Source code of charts

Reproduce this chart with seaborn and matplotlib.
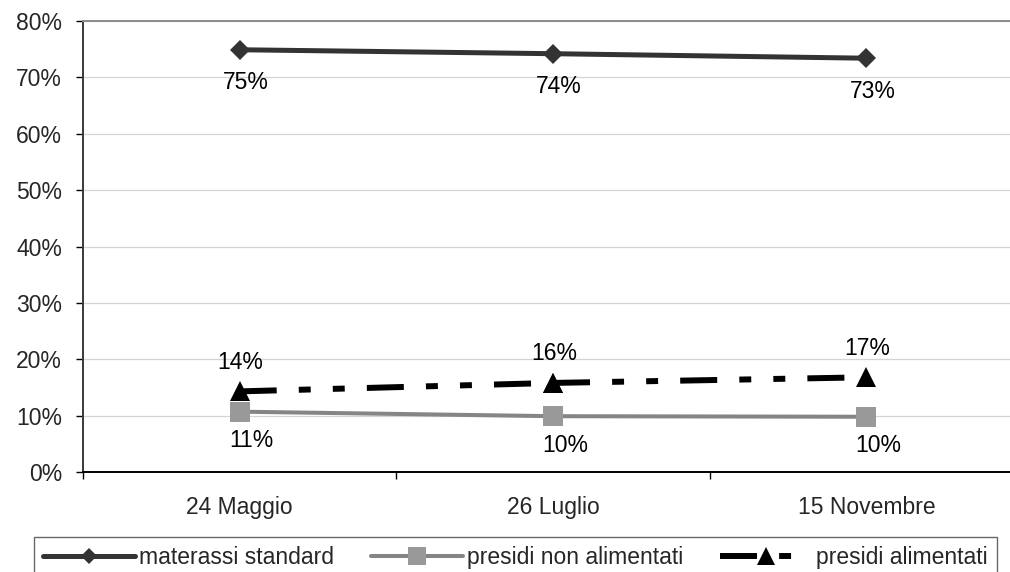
import numpy as np
import matplotlib
matplotlib.use("Agg")
import matplotlib.pyplot as plt
from matplotlib.ticker import FixedLocator, FuncFormatter
import seaborn as sns

# Survey dates and share of each mattress/support type (%)
dates = ["24 Maggio", "26 Luglio", "15 Novembre"]
materassi_standard = [74.9, 74.2, 73.4]
presidi_non_alimentati = [10.7, 9.9, 9.8]
presidi_alimentati = [14.3, 15.8, 16.8]

series_names = ["materassi standard", "presidi non alimentati", "presidi alimentati"]
y_ticks = [0, 10, 20, 30, 40, 50, 60, 70, 80]

sns.set_style("white")
plt.rcParams["font.family"] = ["Liberation Sans", "DejaVu Sans"]
FS = 16.5

fig = plt.figure(figsize=(10.1, 5.72), dpi=100)
ax = fig.add_axes([83 / 1010, 100 / 572, 940 / 1010, 451 / 572])

pos = np.arange(len(dates))

# materassi standard: dark line, diamonds
sns.lineplot(x=pos, y=materassi_standard, ax=ax, color="#333333", lw=3.6,
             marker="D", markersize=10, markeredgewidth=0, markeredgecolor="#333333",
             label=series_names[0], legend=False, zorder=3)

# presidi non alimentati: grey line, squares
sns.lineplot(x=pos, y=presidi_non_alimentati, ax=ax, color="#858585", lw=2.9,
             marker="s", markersize=15, markeredgewidth=0, markerfacecolor="#999999",
             markeredgecolor="#999999", label=series_names[1], legend=False, zorder=3)

# presidi alimentati: black dash-dot-dot line, triangles; each segment restarts the dash pattern
dash = (0, (6.2, 3.7, 2.0, 3.7, 2.0, 3.7))
for i in range(len(pos) - 1):
    sns.lineplot(x=pos[i:i + 2], y=presidi_alimentati[i:i + 2], ax=ax, color="black",
                 lw=4.3, linestyle=dash, dash_capstyle="butt",
                 marker="^", markersize=15, markeredgewidth=0, markeredgecolor="black",
                 label=series_names[2] if i == 0 else "_nolegend_", legend=False, zorder=4)

# value labels
PX = 72 / 100  # pixels -> points
for x, v in zip(pos, materassi_standard):
    ax.annotate(f"{v:.0f}%", (x, v), xytext=(6 * PX, -33 * PX), textcoords="offset points",
                ha="center", va="center", fontsize=FS, color="black")
for x, v in zip(pos, presidi_non_alimentati):
    ax.annotate(f"{v:.0f}%", (x, v), xytext=(12 * PX, -29 * PX), textcoords="offset points",
                ha="center", va="center", fontsize=FS, color="black")
for x, v in zip(pos, presidi_alimentati):
    ax.annotate(f"{v:.0f}%", (x, v), xytext=(1 * PX, 29 * PX), textcoords="offset points",
                ha="center", va="center", fontsize=FS, color="black")

# axes
ax.set_xlim(-0.5, len(dates) - 0.5)
ax.set_ylim(0, 80)
ax.set_xlabel("")
ax.set_ylabel("")

ax.set_xticks(pos)
ax.set_xticklabels(dates, fontsize=FS)
ax.xaxis.set_minor_locator(FixedLocator(np.arange(len(dates) + 1) - 0.5))
ax.tick_params(axis="x", which="major", length=0, pad=17)
ax.tick_params(axis="x", which="minor", direction="out", length=5, width=1, color="black", bottom=True)

ax.yaxis.set_major_locator(FixedLocator(y_ticks))
ax.yaxis.set_major_formatter(FuncFormatter(lambda v, p: f"{v:.0f}%"))
ax.tick_params(axis="y", which="major", direction="out", length=5, width=1, color="black",
               pad=10, labelsize=FS, left=True)

ax.yaxis.grid(True, color="#d4d4d4", lw=0.9)
ax.xaxis.grid(False)
ax.set_axisbelow(True)

for side in ["left", "bottom", "top", "right"]:
    ax.spines[side].set_visible(True)
ax.spines["left"].set_color("#3a3a3a")
ax.spines["left"].set_linewidth(1.4)
ax.spines["bottom"].set_color("black")
ax.spines["bottom"].set_linewidth(1.4)
ax.spines["top"].set_color("#8a8a8a")
ax.spines["top"].set_linewidth(1.4)
ax.spines["right"].set_color("#8a8a8a")

# legend across the bottom
handles, labels = ax.get_legend_handles_labels()
leg = fig.legend(handles, labels, loc="upper left",
                 bbox_to_anchor=(34 / 1010, 0, 963 / 1010, 1 - 537 / 572),
                 bbox_transform=fig.transFigure, mode="expand", ncol=3,
                 borderaxespad=0, fontsize=FS, handlelength=4.0, handletextpad=0.2,
                 markerscale=0.85, frameon=True, fancybox=False, borderpad=0.4,
                 columnspacing=0.4)
leg.get_frame().set_edgecolor("#444444")
leg.get_frame().set_linewidth(1.0)

fig.savefig("out.png", dpi=100, facecolor="white")
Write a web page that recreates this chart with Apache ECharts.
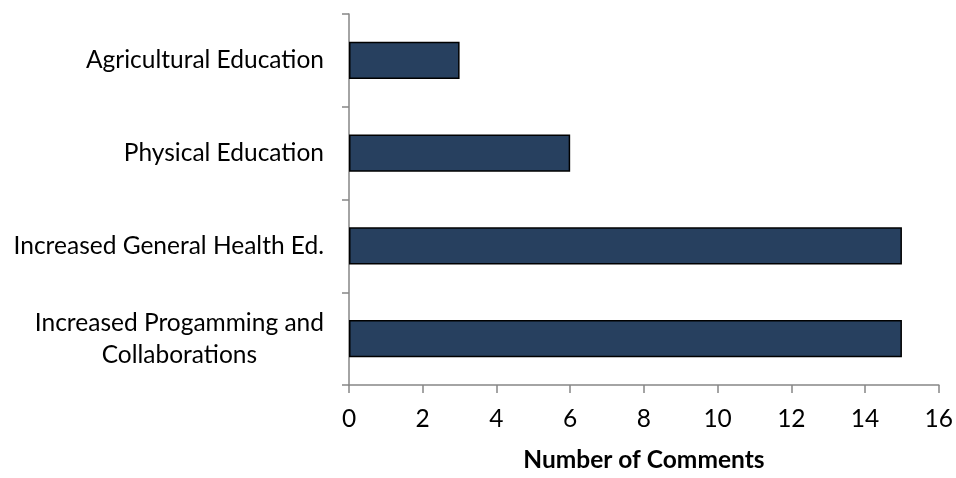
<!DOCTYPE html>
<html><head><meta charset="utf-8">
<script src="https://cdn.jsdelivr.net/npm/echarts@6/dist/echarts.min.js"></script>
<style>html,body{margin:0;padding:0;background:#fff}#c{width:956px;height:478px}</style>
</head><body><div id="c"></div>
<script>
var categories = ['Increased Progamming and\nCollaborations', 'Increased General Health Ed.', 'Physical Education', 'Agricultural Education'];
var values = [15, 15, 6, 3];
var xTicks = [0, 2, 4, 6, 8, 10, 12, 14, 16];
var xTitle = 'Number of Comments';

var chart = echarts.init(document.getElementById('c'));
var FONT = 'Lato';
var FS = 24.5;
chart.setOption({
  animation: false,
  grid: {left: 349, right: 17, top: 14, bottom: 87, containLabel: false},
  xAxis: {
    type: 'value', min: xTicks[0], max: xTicks[xTicks.length - 1], interval: 2,
    name: xTitle, nameLocation: 'middle', nameGap: 63,
    nameTextStyle: {fontFamily: FONT, fontSize: FS, fontWeight: 'bold', color: '#000'},
    axisLine: {show: true, lineStyle: {color: '#868686', width: 1.5}},
    axisTick: {show: true, length: 8, lineStyle: {color: '#868686', width: 1.5}},
    axisLabel: {fontFamily: FONT, fontSize: FS, color: '#000', margin: 22},
    splitLine: {show: false}
  },
  yAxis: {
    type: 'category', data: categories,
    axisLine: {show: true, lineStyle: {color: '#868686', width: 1.5}},
    axisTick: {show: true, length: 7, lineStyle: {color: '#868686', width: 1.5}},
    axisLabel: {
      fontFamily: FONT, fontSize: FS, color: '#000', margin: 25,
      formatter: function (v) {
        return v.split('\n').map(function (s) { return '{c|' + s + '}'; }).join('\n');
      },
      rich: {c: {fontFamily: FONT, fontSize: FS, color: '#000', align: 'center', lineHeight: 32}}
    },
    splitLine: {show: false}
  },
  series: [{
    type: 'bar', data: values, barWidth: '40%',
    itemStyle: {color: '#27405F', borderColor: '#000', borderWidth: 1.5}
  }]
});
</script></body></html>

Task to complete
Give back exactly the lines from the top of the records to the line containing "label=series_names[0], legend=False, zorder=3)", both included, and no pictures.

Solution for this problem
Reproduce this chart with seaborn and matplotlib.
import numpy as np
import matplotlib
matplotlib.use("Agg")
import matplotlib.pyplot as plt
from matplotlib.ticker import FixedLocator, FuncFormatter
import seaborn as sns

# Survey dates and share of each mattress/support type (%)
dates = ["24 Maggio", "26 Luglio", "15 Novembre"]
materassi_standard = [74.9, 74.2, 73.4]
presidi_non_alimentati = [10.7, 9.9, 9.8]
presidi_alimentati = [14.3, 15.8, 16.8]

series_names = ["materassi standard", "presidi non alimentati", "presidi alimentati"]
y_ticks = [0, 10, 20, 30, 40, 50, 60, 70, 80]

sns.set_style("white")
plt.rcParams["font.family"] = ["Liberation Sans", "DejaVu Sans"]
FS = 16.5

fig = plt.figure(figsize=(10.1, 5.72), dpi=100)
ax = fig.add_axes([83 / 1010, 100 / 572, 940 / 1010, 451 / 572])

pos = np.arange(len(dates))

# materassi standard: dark line, diamonds
sns.lineplot(x=pos, y=materassi_standard, ax=ax, color="#333333", lw=3.6,
             marker="D", markersize=10, markeredgewidth=0, markeredgecolor="#333333",
             label=series_names[0], legend=False, zorder=3)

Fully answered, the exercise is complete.